Pero hay algunas películas que dejan ver -y aun transparentan- esa tensión entre los planes del cineasta y los designios del azar, entre la construcción y los accidentes, entre la forma concebida y la forma vivida, entre la forma imaginada y la forma filmada (y montada). La noche de la encrucijada da forma a la encrucijada de su rodaje. Si algún cineasta creía que las películas, en el mejor de los casos. las hace la vida -y que hay que vivir (y trabajar) para que la vida nos haga las mejores películas posibles- ése fue Renoir (quizá sólo acompañado hasta ese punto por Rossellini y Godard). Y así la encrucijada (de la vida y la forma) acaba deviniendo la regla del juego de la película. Por eso forman parte de la cocina de la película los ingredientes más extraños, como ese hermano (que en realidad es el amante despechado y humillado, y criado para todo) de Else, con el parche en el ojo,


o esos periódicos en las aceras a modo de reloj del interrogatorio de Maigret,


o ese médico con visos de un Fu Manchú recién salido de una función de ópera que aparece en la encrucijada para curar al del parche en el ojo, herido de bala,


o esas imágenes convulsas y rugosas de la persecución nocturna por la aldea filmada por una cámara nerviosa a la luz de los faros y sincopada por los disparos,


y desde luego (y sobre todo) esa presencia magnética de Winna Winfried que perturba los planes de Maigret,


y felizmente debió trastornar los de Renoir, como revelan las costuras de La noche de la encrucijada.

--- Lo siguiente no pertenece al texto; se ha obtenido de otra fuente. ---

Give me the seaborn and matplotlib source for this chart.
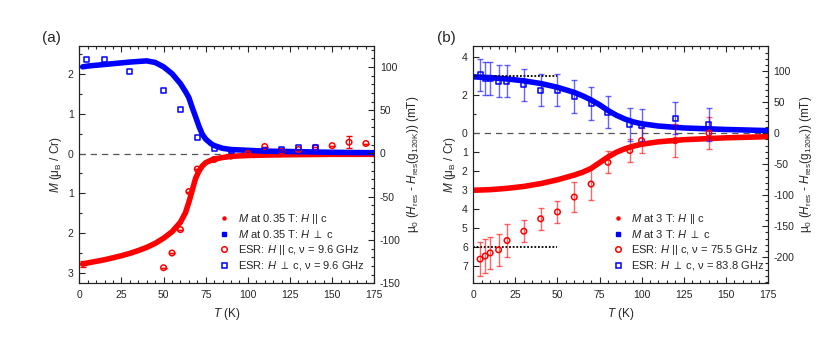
import numpy as np
import pandas as pd
import matplotlib
matplotlib.use("Agg")
import matplotlib.pyplot as plt
import seaborn as sns
from matplotlib.ticker import MultipleLocator, FixedLocator, FuncFormatter
from matplotlib.lines import Line2D

sns.set_theme(style="ticks")
plt.rcParams["font.family"] = ["Liberation Sans", "DejaVu Sans"]
plt.rcParams["mathtext.fontset"] = "custom"
plt.rcParams["mathtext.rm"] = "Liberation Sans"
plt.rcParams["mathtext.it"] = "Liberation Sans:italic"
plt.rcParams["mathtext.fallback"] = "stixsans"
plt.rcParams["axes.unicode_minus"] = False
plt.rcParams["axes.linewidth"] = 0.8

# ---------------- panel (a) data ----------------
a_par_T = [2, 5, 10, 15, 20, 25, 30, 35, 40, 45, 50, 55, 60, 63, 65, 67, 69, 71, 73, 75, 78, 80, 85, 90, 100, 110, 125, 150, 175]
a_par_M = [-2.77, -2.74, -2.70, -2.66, -2.61, -2.56, -2.50, -2.43, -2.35, -2.25, -2.12, -1.96, -1.72, -1.48, -1.22, -0.92, -0.62, -0.44, -0.31, -0.23, -0.17, -0.14, -0.10, -0.07, -0.05, -0.04, -0.03, -0.02, -0.02]
a_perp_T = [2, 5, 10, 20, 30, 40, 45, 50, 55, 60, 63, 65, 67, 69, 71, 73, 75, 78, 80, 85, 90, 100, 110, 125, 150, 175]
a_perp_M = [2.17, 2.19, 2.21, 2.25, 2.29, 2.32, 2.28, 2.17, 2.00, 1.75, 1.55, 1.40, 1.15, 0.92, 0.68, 0.48, 0.36, 0.25, 0.20, 0.13, 0.10, 0.08, 0.06, 0.05, 0.03, 0.02]

a_esr_par_T = [50, 55, 60, 65, 70, 80, 90, 100, 110, 120, 130, 140, 150, 160, 170]
a_esr_par_v = [-132, -115, -88, -44, -18, -7, -3, 0, 8, 3, 4.5, 7, 9, 13, 11.5]
a_esr_par_err = [0, 0, 0, 0, 0, 0, 0, 0, 0, 0, 0, 0, 0, 7, 0]
a_esr_perp_T = [4, 15, 30, 50, 60, 70, 80, 90, 110, 120, 130, 140]
a_esr_perp_v = [108.5, 108.5, 95, 73, 51, 18, 5.5, 3, 3, 4.5, 7, 7]

# ---------------- panel (b) data ----------------
b_par_T = [0, 10, 20, 30, 40, 50, 60, 65, 70, 75, 80, 85, 90, 95, 100, 110, 125, 150, 175]
b_par_M = [-3.0, -2.97, -2.9, -2.8, -2.65, -2.45, -2.2, -2.05, -1.85, -1.55, -1.25, -1.0, -0.82, -0.68, -0.58, -0.45, -0.34, -0.24, -0.18]
b_perp_T = [0, 10, 20, 30, 40, 50, 60, 65, 70, 75, 80, 85, 90, 95, 100, 110, 125, 150, 175]
b_perp_M = [2.97, 2.93, 2.86, 2.76, 2.62, 2.42, 2.15, 1.97, 1.75, 1.5, 1.2, 0.95, 0.75, 0.6, 0.5, 0.38, 0.28, 0.2, 0.14]

b_esr_par_T = [4, 7, 10, 15, 20, 30, 40, 50, 60, 70, 80, 93, 100, 120, 140]
b_esr_par_v = [-203, -198, -193, -188, -173, -158, -138, -127, -103, -82, -47, -28, -12, -12, 0]
b_esr_par_err = [27, 27, 26, 26, 26, 18, 18, 18, 24, 26, 18, 18, 20, 26, 26]
b_esr_perp_T = [4, 7, 10, 15, 20, 30, 40, 50, 60, 70, 80, 93, 100, 120, 140]
b_esr_perp_v = [94, 88, 88, 84, 84, 78, 69, 69, 59, 48, 34, 14, 13, 24, 14]
b_esr_perp_err = [26, 26, 26, 26, 26, 26, 26, 26, 26, 26, 26, 26, 26, 26, 26]

b_dotted_T = [0, 50]
b_dotted_levels = [3, -6]

RED = "#ff0000"
BLUE = "#0000ff"
FS_TICK = 7.5
FS_LAB = 8.5
FS_LEG = 8

fig = plt.figure(figsize=(8.3, 3.42), dpi=100)


def style_axes(ax, axr, ylim_l, ylim_r):
    ax.set_xlim(0, 175)
    ax.set_ylim(*ylim_l)
    axr.set_ylim(*ylim_r)
    ax.xaxis.set_major_locator(MultipleLocator(25))
    ax.xaxis.set_minor_locator(MultipleLocator(5))
    axr.yaxis.set_major_locator(MultipleLocator(50))
    axr.yaxis.set_minor_locator(MultipleLocator(10))
    ax.yaxis.set_major_formatter(FuncFormatter(lambda v, p: f"{abs(v):g}"))
    ax.tick_params(which="both", direction="in", top=True, right=False, labelsize=FS_TICK, width=0.8)
    ax.tick_params(axis="x", pad=5)
    ax.tick_params(axis="y", pad=4)
    ax.tick_params(which="major", length=4)
    ax.tick_params(which="minor", length=2)
    axr.tick_params(which="both", direction="in", labelsize=FS_TICK, width=0.8, pad=4)
    axr.tick_params(which="major", length=4)
    axr.tick_params(which="minor", length=2)
    ax.axhline(0, color="#555555", ls=(0, (5, 4)), lw=0.9, zorder=1)
    ax.set_xlabel(r"$T$ (K)", fontsize=FS_LAB, labelpad=4)
    ax.set_ylabel(r"$M$ (μ$_\mathrm{B}$ / Cr)", fontsize=FS_LAB, labelpad=3)
    axr.set_ylabel(r"μ$_0$ ($H_\mathrm{res}$ - $H_\mathrm{res}$(g$_\mathrm{120K}$)) (mT)", fontsize=FS_LAB,
                   rotation=90, labelpad=3)
    for s in list(ax.spines.values()) + list(axr.spines.values()):
        s.set_color("#222222")


def legend(ax, labels, x0):
    handles = [
        Line2D([], [], ls="none", marker="o", ms=2.2, color=RED),
        Line2D([], [], ls="none", marker="s", ms=2.2, color=BLUE),
        Line2D([], [], ls="none", marker="o", ms=4, mfc="none", mec=RED, mew=1.1),
        Line2D([], [], ls="none", marker="s", ms=3.6, mfc="none", mec=BLUE, mew=1.1),
    ]
    ax.legend(handles, labels, loc="lower left", bbox_to_anchor=(x0, 0.015), frameon=False,
              fontsize=FS_LEG, handlelength=0.8, handletextpad=0.8, labelspacing=0.22, borderpad=0.2)


# ---------------- panel (a) ----------------
ax1 = fig.add_axes([0.0955, 0.1716, 0.3555, 0.6948])
ax1r = ax1.twinx()
sns.lineplot(x=a_par_T, y=a_par_M, ax=ax1, color=RED, lw=4, zorder=3)
sns.lineplot(x=a_perp_T, y=a_perp_M, ax=ax1, color=BLUE, lw=4, zorder=3)
ax1.errorbar(a_par_T[:1], a_par_M[:1], yerr=[0.08], fmt="none", ecolor=RED, elinewidth=0.8, capsize=2, zorder=4)
ax1.yaxis.set_major_locator(MultipleLocator(1))
ax1.yaxis.set_minor_locator(MultipleLocator(0.5))

ax1r.errorbar(a_esr_par_T, a_esr_par_v, yerr=a_esr_par_err, fmt="none", ecolor=RED, elinewidth=0.8, capsize=2, zorder=4)
sns.scatterplot(x=a_esr_par_T, y=a_esr_par_v, ax=ax1r, marker="o", s=16, facecolor="none", edgecolor=RED, linewidth=1.1, zorder=5)
sns.scatterplot(x=a_esr_perp_T, y=a_esr_perp_v, ax=ax1r, marker="s", s=13, facecolor="none", edgecolor=BLUE, linewidth=1.1, zorder=5)
style_axes(ax1, ax1r, (-3.25, 2.7), (-150, 124.5))
legend(ax1, [r"$M$ at 0.35 T: $H$ || c", r"$M$ at 0.35 T: $H\ \perp$ c",
             r"ESR: $H$ || c, ν = 9.6 GHz", r"ESR: $H\ \perp$ c, ν = 9.6 GHz"], 0.45)
fig.text(0.0506, 0.878, "(a)", fontsize=11, va="baseline")

# ---------------- panel (b) ----------------
ax2 = fig.add_axes([0.5703, 0.1716, 0.3547, 0.6948])
ax2r = ax2.twinx()
sns.lineplot(x=b_par_T, y=b_par_M, ax=ax2, color=RED, lw=4, zorder=3)
sns.lineplot(x=b_perp_T, y=b_perp_M, ax=ax2, color=BLUE, lw=4, zorder=3)
for lev in b_dotted_levels:
    ax2.plot(b_dotted_T, [lev, lev], color="black", ls=(0, (1, 1)), lw=1.3, zorder=4)
ax2.yaxis.set_major_locator(FixedLocator([4, 2, 0, -1, -2, -3, -4, -5, -6, -7]))
ax2.yaxis.set_minor_locator(FixedLocator([3, 1]))

ax2r.errorbar(b_esr_par_T, b_esr_par_v, yerr=b_esr_par_err, fmt="none", ecolor=RED, alpha=0.6,
              elinewidth=1.0, capsize=2.5, zorder=4)
ax2r.errorbar(b_esr_perp_T, b_esr_perp_v, yerr=b_esr_perp_err, fmt="none", ecolor=BLUE, alpha=0.6,
              elinewidth=1.0, capsize=2.5, zorder=4)
sns.scatterplot(x=b_esr_par_T, y=b_esr_par_v, ax=ax2r, marker="o", s=16, facecolor="none", edgecolor=RED, linewidth=1.1, zorder=5)
sns.scatterplot(x=b_esr_perp_T, y=b_esr_perp_v, ax=ax2r, marker="s", s=13, facecolor="none", edgecolor=BLUE, linewidth=1.1, zorder=5)
style_axes(ax2, ax2r, (-7.9, 4.61), (-242, 141))
legend(ax2, [r"$M$ at 3 T: $H$ || c", r"$M$ at 3 T: $H\ \perp$ c",
             r"ESR: $H$ || c, ν = 75.5 GHz", r"ESR: $H\ \perp$ c, ν = 83.8 GHz"], 0.45)
fig.text(0.526, 0.878, "(b)", fontsize=11, va="baseline")

fig.savefig("out.png", dpi=100)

Así que esas bobinas perdidas o esas escenas que no se rodaron, si no se trata de una leyenda (que bien pudiera ser), fueron un accidente más en la encrucijada. Y el cineasta suturó las ausencias -agujeros de la trama- y les dio forma fílmica con hilvanes que dejó a la vista. En la artesanía de Renoir se escuchan resonancias de la poética de los navajos, no busca la perfección (del acabado) sino el latir de lo vivido en el aquel de cobrar forma. Los hilvanes como respiración. Como aliento poético.

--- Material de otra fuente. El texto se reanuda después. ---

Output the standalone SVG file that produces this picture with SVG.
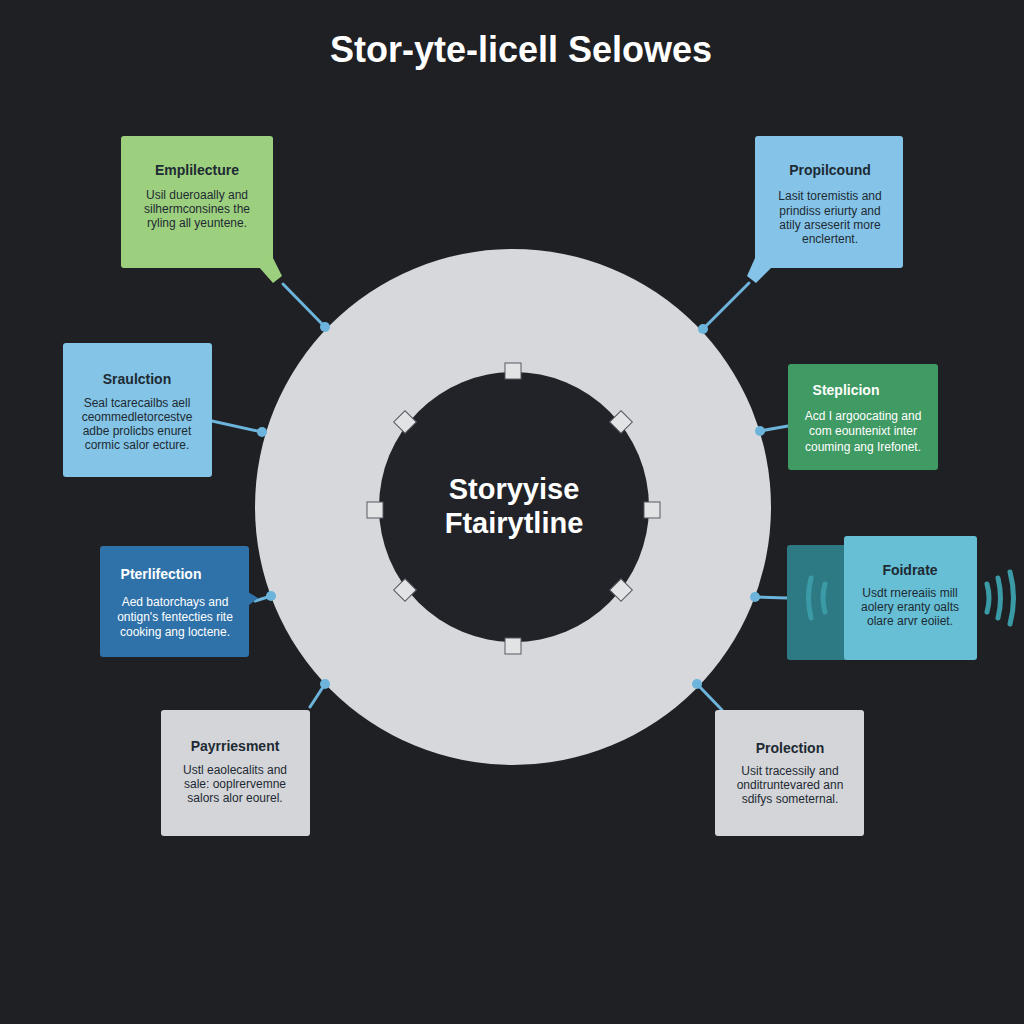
<svg xmlns="http://www.w3.org/2000/svg" width="1024" height="1024" viewBox="0 0 1024 1024">
<defs>
<style>
.title{font-family:"Liberation Sans",Arial,sans-serif;font-weight:bold;font-size:36px;fill:#ffffff;text-anchor:middle}
.center{font-family:"Liberation Sans",Arial,sans-serif;font-weight:bold;font-size:29px;fill:#ffffff;text-anchor:middle}
.h{font-family:"Liberation Sans",Arial,sans-serif;font-weight:bold;font-size:14px;text-anchor:middle}
.b{font-family:"Liberation Sans",Arial,sans-serif;font-size:12px;text-anchor:middle}
.dk{fill:#1d2a33}
.lt{fill:#ffffff}
.conn{stroke:#6cb4db;stroke-width:3;fill:none;stroke-linecap:round}
.dot{fill:#6cb4db}
.sq{fill:#e2e3e5;stroke:#555a60;stroke-width:1}
.wave{fill:none;stroke:#3a9aa6;stroke-width:5;stroke-linecap:round}
</style>
</defs>
<rect width="1024" height="1024" fill="#1f2023"/>
<text class="title" x="521" y="62">Stor-yte-licell Selowes</text>

<g id="hub">
<circle cx="513" cy="507" r="258" fill="#d6d8db"/>
<circle cx="514" cy="507" r="135" fill="#212328"/>
<rect class="sq" x="505" y="363" width="16" height="16"/>
<rect class="sq" x="505" y="638" width="16" height="16"/>
<rect class="sq" x="367" y="502" width="16" height="16"/>
<rect class="sq" x="644" y="502" width="16" height="16"/>
<rect class="sq" x="397" y="414" width="16" height="16" transform="rotate(45 405 422)"/>
<rect class="sq" x="613" y="414" width="16" height="16" transform="rotate(45 621 422)"/>
<rect class="sq" x="397" y="582" width="16" height="16" transform="rotate(45 405 590)"/>
<rect class="sq" x="613" y="582" width="16" height="16" transform="rotate(45 621 590)"/>
<text class="center" x="514" y="499">Storyyise</text>
<text class="center" x="514" y="533">Ftairytline</text>
</g>

<g id="connectors">
<line class="conn" x1="283" y1="284" x2="325" y2="327"/>
<circle class="dot" cx="325" cy="327" r="5"/>
<line class="conn" x1="749" y1="283" x2="703" y2="329"/>
<circle class="dot" cx="703" cy="329" r="5"/>
<line class="conn" x1="212" y1="421" x2="262" y2="432"/>
<circle class="dot" cx="262" cy="432" r="5"/>
<line class="conn" x1="788" y1="426" x2="760" y2="431"/>
<circle class="dot" cx="760" cy="431" r="5"/>
<line class="conn" x1="255" y1="601" x2="271" y2="596"/>
<circle class="dot" cx="271" cy="596" r="5"/>
<line class="conn" x1="787" y1="598" x2="755" y2="597"/>
<circle class="dot" cx="755" cy="597" r="5"/>
<line class="conn" x1="310" y1="707" x2="325" y2="684"/>
<circle class="dot" cx="325" cy="684" r="5"/>
<line class="conn" x1="722" y1="710" x2="697" y2="684"/>
<circle class="dot" cx="697" cy="684" r="5"/>
</g>

<g id="n1">
<rect x="121" y="136" width="152" height="132" rx="3" fill="#9dd07e"/>
<polygon points="258,266 273,258 282,276 273,283" fill="#9dd07e"/>
<text class="h dk" x="197" y="175">Emplilecture</text>
<text class="b dk" x="197" y="199">Usil dueroaally and</text>
<text class="b dk" x="197" y="213">silhermconsines the</text>
<text class="b dk" x="197" y="227">ryling all yeuntene.</text>
</g>

<g id="n2">
<rect x="755" y="136" width="148" height="132" rx="3" fill="#85c4e8"/>
<polygon points="755,258 772,267 756,283 747,276" fill="#85c4e8"/>
<text class="h dk" x="830" y="175">Propilcound</text>
<text class="b dk" x="830" y="200">Lasit toremistis and</text>
<text class="b dk" x="830" y="215">prindiss eriurty and</text>
<text class="b dk" x="830" y="229">atily arseserit more</text>
<text class="b dk" x="830" y="243">enclertent.</text>
</g>

<g id="n3">
<rect x="63" y="343" width="149" height="134" rx="3" fill="#84c4e6"/>
<text class="h dk" x="137" y="384">Sraulction</text>
<text class="b dk" x="137" y="407">Seal tcarecailbs aell</text>
<text class="b dk" x="137" y="421">ceommedletorcestve</text>
<text class="b dk" x="137" y="435">adbe prolicbs enuret</text>
<text class="b dk" x="137" y="449">cormic salor ecture.</text>
</g>

<g id="n4">
<rect x="788" y="364" width="150" height="106" rx="3" fill="#3f9a63"/>
<text class="h lt" x="846" y="395">Steplicion</text>
<text class="b lt" x="863" y="420">Acd I argoocating and</text>
<text class="b lt" x="863" y="435">com eountenixt inter</text>
<text class="b lt" x="863" y="451">couming ang Irefonet.</text>
</g>

<g id="n5">
<rect x="100" y="546" width="149" height="111" rx="3" fill="#2f72a9"/>
<polygon points="248,592 258,598 248,606" fill="#2f72a9"/>
<text class="h lt" x="161" y="579">Pterlifection</text>
<text class="b lt" x="175" y="606">Aed batorchays and</text>
<text class="b lt" x="175" y="621">ontign's fentecties rite</text>
<text class="b lt" x="175" y="636">cooking ang loctene.</text>
</g>

<g id="n6">
<rect x="787" y="545" width="70" height="115" rx="3" fill="#2d7a84"/>
<path class="wave" d="M811 578 Q806 598 811 618"/>
<path class="wave" d="M825 584 Q821 598 825 612"/>
<path class="wave" d="M987 584 Q991 598 987 612"/>
<path class="wave" d="M998 578 Q1003 598 998 618"/>
<path class="wave" d="M1010 572 Q1017 598 1010 624"/>
<rect x="844" y="536" width="133" height="124" rx="3" fill="#67bfd5"/>
<text class="h dk" x="910" y="575">Foidrate</text>
<text class="b dk" x="910" y="597">Usdt rnereaiis mill</text>
<text class="b dk" x="910" y="611">aolery eranty oalts</text>
<text class="b dk" x="910" y="625">olare arvr eoiiet.</text>
</g>

<g id="n7">
<rect x="161" y="710" width="149" height="126" rx="3" fill="#d4d5d8"/>
<text class="h dk" x="235" y="751">Payrriesment</text>
<text class="b dk" x="235" y="774">Ustl eaolecalits and</text>
<text class="b dk" x="235" y="788">sale: ooplrervemne</text>
<text class="b dk" x="235" y="802">salors alor eourel.</text>
</g>

<g id="n8">
<rect x="715" y="710" width="149" height="126" rx="3" fill="#d4d5d8"/>
<text class="h dk" x="790" y="753">Prolection</text>
<text class="b dk" x="790" y="775">Usit tracessily and</text>
<text class="b dk" x="790" y="789">onditruntevared ann</text>
<text class="b dk" x="790" y="803">sdifys someternal.</text>
</g>
</svg>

Me encantan los hilvanes. Desde niño. Cuando mi madre cosía una chaqueta, un vestido, una blusa, me encandilaba la escritura de los hilvanes en los tejidos y experimentaba una profunda decepción con la prenda acabada, cuando deshacía los hilvanes con la punta de la aguja y desaparecía aquella belleza de los trazos de hilo blanco, rojo, azul o negro, aquella escritura de formas efímeras. Quizá por eso me gustan tanto las películas de Renoir, tan imperfectas y vivas como inacabadas, donde se aprecian los hilvanes, esa conjugación feliz de control y azar, oficio y aprendizaje, construcción y accidente, escritura y sorpresa. Como el jardín de Ángeles, donde conviven el diseño y la ventura, las formas cultivadas de las rosas y la gracia del acaso en el amarillo de las margaritas silvestres. Como en La noche de la encrucijada.


El amigo Diomedes rubrica: Si no llega ser por mí a buenas horas ibas a hablar tú de los hilvanes. (Y esconde detrás de una elipsis, o entre paréntesis, los tragos de Lagavulin.)